Objective> Pick out the lines below that include the string "matplotlib".

Input for this task>

.....

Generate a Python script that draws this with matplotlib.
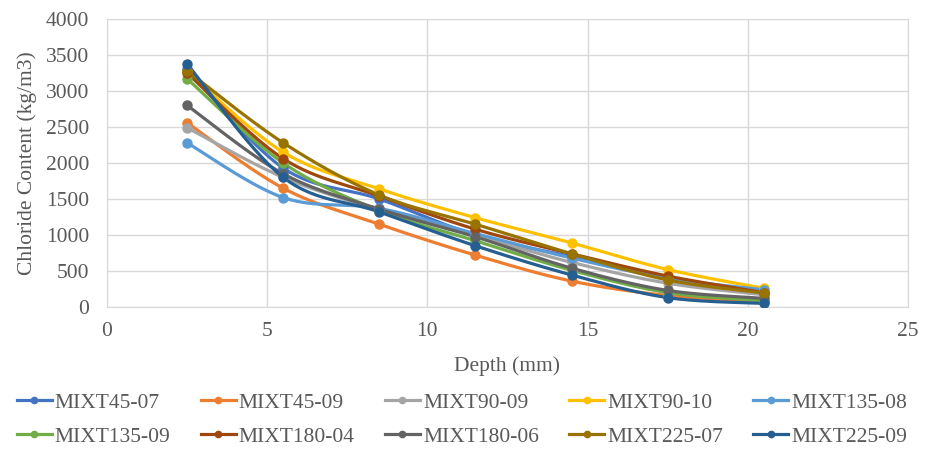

.....

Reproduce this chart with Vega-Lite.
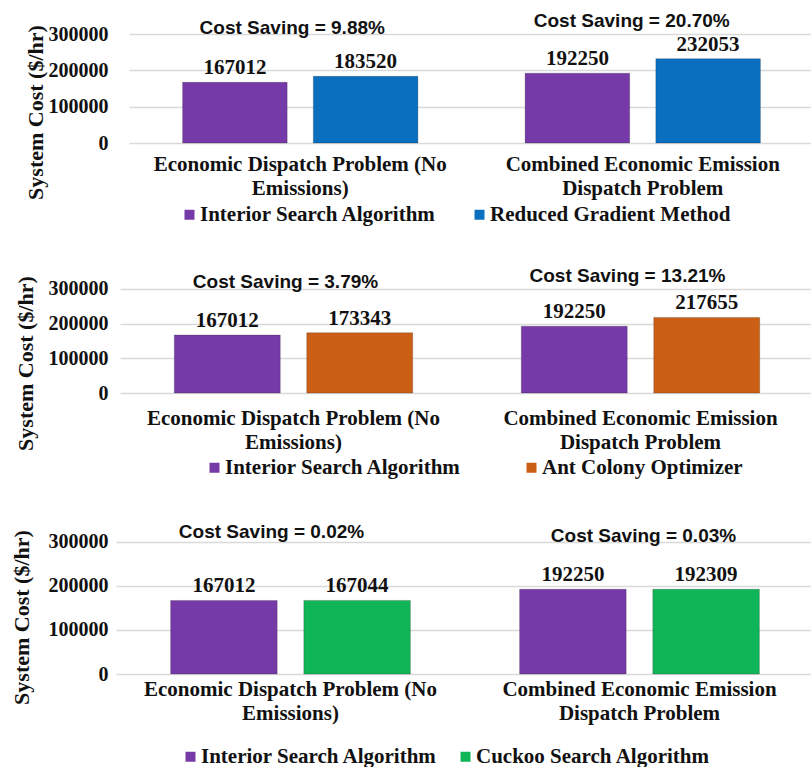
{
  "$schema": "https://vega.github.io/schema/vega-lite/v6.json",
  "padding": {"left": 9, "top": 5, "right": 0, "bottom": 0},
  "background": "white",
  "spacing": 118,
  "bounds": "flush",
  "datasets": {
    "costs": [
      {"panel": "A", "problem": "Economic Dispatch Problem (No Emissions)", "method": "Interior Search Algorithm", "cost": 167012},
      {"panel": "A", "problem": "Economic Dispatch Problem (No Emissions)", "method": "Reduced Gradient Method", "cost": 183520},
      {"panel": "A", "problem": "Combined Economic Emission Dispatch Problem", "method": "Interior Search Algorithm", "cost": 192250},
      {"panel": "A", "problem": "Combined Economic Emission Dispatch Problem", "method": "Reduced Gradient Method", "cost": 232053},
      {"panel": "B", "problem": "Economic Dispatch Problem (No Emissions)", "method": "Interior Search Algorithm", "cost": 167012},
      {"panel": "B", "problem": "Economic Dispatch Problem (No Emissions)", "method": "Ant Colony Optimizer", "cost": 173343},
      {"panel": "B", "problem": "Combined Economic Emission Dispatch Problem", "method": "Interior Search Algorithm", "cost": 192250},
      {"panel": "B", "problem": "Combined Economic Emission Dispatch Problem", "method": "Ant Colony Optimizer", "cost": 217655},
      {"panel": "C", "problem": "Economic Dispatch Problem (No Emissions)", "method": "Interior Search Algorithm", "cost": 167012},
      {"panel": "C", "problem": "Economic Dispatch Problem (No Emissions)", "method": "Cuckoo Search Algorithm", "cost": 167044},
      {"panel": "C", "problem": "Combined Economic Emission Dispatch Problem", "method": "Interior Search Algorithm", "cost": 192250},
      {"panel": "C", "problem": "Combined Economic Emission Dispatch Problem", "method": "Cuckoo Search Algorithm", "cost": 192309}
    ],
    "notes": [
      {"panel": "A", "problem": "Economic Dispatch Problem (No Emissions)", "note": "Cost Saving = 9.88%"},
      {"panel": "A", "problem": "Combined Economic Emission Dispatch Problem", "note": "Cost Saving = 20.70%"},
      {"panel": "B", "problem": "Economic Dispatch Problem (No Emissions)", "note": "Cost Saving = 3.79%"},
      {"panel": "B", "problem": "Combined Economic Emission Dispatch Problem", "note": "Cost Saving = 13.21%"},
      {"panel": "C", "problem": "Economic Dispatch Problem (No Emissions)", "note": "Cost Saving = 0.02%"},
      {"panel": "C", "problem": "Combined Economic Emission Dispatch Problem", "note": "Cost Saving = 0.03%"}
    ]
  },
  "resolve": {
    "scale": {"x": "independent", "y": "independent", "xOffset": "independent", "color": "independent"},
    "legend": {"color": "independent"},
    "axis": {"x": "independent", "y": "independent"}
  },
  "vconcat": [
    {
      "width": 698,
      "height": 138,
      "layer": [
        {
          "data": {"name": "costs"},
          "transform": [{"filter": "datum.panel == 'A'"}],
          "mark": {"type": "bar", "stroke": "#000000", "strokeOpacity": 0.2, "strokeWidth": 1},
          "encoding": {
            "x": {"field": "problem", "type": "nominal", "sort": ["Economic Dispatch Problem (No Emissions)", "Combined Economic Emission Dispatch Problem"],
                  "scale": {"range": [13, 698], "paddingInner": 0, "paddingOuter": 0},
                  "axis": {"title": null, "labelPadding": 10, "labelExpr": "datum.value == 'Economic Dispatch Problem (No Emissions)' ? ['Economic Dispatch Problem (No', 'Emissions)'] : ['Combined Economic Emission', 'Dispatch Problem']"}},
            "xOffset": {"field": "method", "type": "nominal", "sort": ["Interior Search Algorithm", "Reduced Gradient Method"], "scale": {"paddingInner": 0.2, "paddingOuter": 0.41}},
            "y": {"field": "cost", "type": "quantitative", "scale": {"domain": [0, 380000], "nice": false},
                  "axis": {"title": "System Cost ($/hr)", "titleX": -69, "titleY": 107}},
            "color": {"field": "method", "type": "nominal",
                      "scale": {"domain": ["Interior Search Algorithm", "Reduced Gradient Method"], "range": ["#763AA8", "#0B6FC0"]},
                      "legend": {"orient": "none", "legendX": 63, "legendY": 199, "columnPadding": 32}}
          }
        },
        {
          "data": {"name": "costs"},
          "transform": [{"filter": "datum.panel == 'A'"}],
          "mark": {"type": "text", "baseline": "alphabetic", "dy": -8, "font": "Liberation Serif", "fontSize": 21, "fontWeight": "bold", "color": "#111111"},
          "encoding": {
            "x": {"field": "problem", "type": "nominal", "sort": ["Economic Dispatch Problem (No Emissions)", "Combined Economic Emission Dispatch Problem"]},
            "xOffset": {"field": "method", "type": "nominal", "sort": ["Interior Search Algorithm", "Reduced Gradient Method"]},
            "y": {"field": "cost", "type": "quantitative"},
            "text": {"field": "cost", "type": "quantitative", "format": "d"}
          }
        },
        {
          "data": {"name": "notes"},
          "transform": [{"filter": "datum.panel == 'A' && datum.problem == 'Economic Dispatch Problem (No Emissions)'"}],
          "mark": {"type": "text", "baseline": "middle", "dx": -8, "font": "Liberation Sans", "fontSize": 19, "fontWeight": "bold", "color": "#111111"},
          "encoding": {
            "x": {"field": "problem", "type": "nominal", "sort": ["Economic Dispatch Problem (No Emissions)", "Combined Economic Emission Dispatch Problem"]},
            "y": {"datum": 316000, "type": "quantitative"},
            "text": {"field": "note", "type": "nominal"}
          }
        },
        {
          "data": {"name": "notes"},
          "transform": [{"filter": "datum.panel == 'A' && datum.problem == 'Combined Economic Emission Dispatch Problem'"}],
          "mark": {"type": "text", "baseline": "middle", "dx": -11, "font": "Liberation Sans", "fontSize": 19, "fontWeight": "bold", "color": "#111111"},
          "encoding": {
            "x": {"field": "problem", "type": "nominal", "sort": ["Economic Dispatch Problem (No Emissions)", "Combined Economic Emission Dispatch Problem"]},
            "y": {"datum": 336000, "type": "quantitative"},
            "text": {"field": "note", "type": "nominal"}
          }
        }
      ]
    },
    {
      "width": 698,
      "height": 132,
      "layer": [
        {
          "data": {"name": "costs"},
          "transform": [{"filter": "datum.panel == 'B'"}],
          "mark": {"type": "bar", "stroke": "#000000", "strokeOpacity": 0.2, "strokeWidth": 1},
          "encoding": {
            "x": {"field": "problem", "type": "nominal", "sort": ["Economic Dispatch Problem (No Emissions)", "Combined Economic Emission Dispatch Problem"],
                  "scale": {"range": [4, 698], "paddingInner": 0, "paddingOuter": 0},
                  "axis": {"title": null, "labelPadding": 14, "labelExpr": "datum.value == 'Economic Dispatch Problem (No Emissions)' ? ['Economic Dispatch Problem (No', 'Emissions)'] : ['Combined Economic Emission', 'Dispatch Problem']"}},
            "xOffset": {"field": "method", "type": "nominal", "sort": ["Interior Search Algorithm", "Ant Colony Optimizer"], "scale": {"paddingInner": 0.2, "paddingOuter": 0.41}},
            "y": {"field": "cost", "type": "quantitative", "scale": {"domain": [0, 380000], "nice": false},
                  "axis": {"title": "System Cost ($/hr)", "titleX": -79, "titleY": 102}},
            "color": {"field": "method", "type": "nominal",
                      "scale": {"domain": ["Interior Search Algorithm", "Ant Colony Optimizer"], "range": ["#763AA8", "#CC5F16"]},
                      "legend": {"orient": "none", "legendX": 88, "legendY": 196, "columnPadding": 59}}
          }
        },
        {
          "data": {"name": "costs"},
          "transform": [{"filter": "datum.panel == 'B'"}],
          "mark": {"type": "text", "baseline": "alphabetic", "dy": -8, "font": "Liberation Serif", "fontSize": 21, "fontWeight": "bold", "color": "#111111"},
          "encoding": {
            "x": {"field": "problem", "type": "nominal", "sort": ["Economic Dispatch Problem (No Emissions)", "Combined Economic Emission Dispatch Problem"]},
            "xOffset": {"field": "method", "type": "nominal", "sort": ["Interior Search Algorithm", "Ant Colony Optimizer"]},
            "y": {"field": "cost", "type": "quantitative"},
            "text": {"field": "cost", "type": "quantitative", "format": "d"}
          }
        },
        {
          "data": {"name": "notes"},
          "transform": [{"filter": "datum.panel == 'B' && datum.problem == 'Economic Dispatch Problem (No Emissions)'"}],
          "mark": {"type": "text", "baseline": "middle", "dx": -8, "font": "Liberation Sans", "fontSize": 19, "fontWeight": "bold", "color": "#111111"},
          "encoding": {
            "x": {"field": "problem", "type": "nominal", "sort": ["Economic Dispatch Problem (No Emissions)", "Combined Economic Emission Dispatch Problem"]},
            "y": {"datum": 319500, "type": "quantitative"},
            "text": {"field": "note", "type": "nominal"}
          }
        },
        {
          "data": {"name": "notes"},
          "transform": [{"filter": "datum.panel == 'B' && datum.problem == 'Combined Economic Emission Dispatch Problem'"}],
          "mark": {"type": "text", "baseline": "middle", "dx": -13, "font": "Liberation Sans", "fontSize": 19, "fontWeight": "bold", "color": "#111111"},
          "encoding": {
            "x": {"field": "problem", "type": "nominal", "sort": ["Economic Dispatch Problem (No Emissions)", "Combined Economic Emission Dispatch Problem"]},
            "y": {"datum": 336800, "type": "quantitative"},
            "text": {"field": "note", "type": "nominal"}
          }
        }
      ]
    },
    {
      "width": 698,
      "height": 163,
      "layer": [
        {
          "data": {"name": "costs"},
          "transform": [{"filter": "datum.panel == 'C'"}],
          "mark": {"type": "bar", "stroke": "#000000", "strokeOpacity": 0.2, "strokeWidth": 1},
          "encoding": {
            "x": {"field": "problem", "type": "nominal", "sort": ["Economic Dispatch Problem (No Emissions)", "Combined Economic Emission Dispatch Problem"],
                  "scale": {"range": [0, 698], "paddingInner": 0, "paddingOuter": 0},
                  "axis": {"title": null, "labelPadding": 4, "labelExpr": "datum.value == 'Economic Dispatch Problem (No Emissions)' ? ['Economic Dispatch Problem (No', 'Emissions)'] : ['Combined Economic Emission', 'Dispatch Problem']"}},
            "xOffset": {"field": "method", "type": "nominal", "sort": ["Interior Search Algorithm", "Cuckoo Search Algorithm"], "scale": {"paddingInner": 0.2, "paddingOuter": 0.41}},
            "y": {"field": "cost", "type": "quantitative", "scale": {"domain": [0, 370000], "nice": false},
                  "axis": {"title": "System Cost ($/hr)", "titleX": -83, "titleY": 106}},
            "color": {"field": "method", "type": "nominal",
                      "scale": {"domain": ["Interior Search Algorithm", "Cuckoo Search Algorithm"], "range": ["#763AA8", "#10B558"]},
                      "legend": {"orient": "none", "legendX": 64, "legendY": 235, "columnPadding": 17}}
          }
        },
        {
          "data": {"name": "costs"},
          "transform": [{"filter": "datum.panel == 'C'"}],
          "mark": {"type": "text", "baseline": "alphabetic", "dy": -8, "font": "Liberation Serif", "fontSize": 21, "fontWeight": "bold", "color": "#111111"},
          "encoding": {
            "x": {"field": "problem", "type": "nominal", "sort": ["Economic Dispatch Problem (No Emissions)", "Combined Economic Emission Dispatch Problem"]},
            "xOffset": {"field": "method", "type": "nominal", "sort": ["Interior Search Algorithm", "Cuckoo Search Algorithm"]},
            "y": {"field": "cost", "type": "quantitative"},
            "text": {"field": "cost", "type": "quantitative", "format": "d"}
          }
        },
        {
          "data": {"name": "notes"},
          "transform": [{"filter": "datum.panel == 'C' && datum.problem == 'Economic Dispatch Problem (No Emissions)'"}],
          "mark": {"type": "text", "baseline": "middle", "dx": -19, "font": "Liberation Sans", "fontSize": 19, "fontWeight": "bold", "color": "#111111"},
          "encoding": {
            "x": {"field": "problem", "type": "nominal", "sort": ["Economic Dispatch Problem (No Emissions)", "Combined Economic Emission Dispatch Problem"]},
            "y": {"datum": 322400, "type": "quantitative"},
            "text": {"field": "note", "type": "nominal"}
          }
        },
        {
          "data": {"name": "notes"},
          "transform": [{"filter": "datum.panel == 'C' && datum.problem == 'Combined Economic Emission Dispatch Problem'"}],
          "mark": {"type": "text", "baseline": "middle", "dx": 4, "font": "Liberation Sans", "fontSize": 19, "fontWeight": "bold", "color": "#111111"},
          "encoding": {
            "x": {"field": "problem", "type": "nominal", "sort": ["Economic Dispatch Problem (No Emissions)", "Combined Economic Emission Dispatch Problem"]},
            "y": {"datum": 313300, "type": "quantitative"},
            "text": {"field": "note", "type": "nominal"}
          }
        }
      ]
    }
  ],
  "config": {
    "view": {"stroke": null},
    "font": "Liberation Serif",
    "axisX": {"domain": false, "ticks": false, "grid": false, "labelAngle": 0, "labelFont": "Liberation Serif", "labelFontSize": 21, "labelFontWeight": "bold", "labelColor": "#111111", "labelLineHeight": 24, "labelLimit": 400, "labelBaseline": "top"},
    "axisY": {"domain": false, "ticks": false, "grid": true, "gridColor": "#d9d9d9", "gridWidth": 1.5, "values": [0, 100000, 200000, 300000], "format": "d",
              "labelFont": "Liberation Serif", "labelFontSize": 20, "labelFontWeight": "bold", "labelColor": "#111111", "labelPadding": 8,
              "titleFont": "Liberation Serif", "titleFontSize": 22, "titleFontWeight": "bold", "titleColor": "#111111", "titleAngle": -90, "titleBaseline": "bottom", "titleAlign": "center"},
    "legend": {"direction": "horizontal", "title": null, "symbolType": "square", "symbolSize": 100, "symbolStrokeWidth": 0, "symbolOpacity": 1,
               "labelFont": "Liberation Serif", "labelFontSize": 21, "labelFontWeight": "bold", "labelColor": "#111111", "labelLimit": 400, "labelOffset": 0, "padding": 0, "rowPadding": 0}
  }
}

.....

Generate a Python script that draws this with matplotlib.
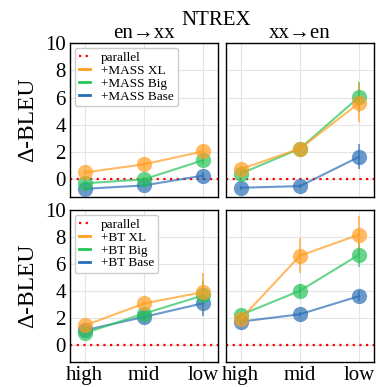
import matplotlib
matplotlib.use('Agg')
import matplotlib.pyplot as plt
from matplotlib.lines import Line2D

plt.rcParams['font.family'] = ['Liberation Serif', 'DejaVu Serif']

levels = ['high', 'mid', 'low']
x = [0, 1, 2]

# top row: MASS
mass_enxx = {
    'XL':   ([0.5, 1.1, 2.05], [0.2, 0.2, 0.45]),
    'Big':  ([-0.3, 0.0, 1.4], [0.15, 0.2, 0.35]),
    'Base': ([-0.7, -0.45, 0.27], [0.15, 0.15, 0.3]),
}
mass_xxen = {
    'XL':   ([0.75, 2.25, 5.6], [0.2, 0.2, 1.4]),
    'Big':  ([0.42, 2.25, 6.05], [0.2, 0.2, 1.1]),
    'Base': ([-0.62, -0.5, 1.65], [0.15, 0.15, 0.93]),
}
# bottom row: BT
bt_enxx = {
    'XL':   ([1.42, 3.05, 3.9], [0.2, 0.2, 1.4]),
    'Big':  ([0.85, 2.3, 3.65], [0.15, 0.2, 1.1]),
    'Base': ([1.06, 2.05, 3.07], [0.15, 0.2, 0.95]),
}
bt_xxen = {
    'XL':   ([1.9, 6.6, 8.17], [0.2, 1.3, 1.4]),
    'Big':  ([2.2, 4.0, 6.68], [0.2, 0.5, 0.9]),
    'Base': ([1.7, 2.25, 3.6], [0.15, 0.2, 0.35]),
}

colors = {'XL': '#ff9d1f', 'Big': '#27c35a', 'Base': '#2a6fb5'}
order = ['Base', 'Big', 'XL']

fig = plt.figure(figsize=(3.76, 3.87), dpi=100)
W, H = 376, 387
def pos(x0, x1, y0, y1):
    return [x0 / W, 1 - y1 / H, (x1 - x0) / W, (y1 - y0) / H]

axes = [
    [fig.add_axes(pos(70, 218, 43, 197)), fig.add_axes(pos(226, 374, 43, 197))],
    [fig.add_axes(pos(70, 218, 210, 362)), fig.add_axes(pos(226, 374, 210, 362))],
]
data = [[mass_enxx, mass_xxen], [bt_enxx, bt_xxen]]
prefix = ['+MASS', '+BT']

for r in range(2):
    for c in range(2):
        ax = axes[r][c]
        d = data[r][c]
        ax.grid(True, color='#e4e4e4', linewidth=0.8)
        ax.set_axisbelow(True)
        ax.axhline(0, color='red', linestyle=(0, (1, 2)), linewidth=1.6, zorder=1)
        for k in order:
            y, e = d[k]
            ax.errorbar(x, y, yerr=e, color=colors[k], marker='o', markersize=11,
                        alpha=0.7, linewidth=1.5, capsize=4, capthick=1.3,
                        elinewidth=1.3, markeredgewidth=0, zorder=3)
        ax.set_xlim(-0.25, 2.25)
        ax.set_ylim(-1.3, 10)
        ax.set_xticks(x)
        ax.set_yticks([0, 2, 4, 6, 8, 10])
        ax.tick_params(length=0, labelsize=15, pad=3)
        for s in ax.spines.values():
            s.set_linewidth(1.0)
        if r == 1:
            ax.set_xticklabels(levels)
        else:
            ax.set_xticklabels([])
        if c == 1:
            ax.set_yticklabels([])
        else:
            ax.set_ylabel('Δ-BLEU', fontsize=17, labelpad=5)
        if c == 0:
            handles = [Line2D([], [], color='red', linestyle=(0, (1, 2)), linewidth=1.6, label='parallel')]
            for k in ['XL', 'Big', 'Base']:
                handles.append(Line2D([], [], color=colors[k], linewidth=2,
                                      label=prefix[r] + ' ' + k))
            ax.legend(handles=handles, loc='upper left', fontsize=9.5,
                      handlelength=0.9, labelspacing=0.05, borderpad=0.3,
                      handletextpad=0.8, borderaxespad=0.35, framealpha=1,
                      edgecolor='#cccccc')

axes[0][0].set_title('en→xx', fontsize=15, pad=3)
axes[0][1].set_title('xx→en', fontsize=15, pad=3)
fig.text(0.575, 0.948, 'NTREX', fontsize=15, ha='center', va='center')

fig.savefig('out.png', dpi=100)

.....

Worked solution>
Generate a Python script that draws this with matplotlib.
Generate a Python script that draws this with matplotlib.
import matplotlib
matplotlib.use('Agg')
import matplotlib.pyplot as plt
from matplotlib.lines import Line2D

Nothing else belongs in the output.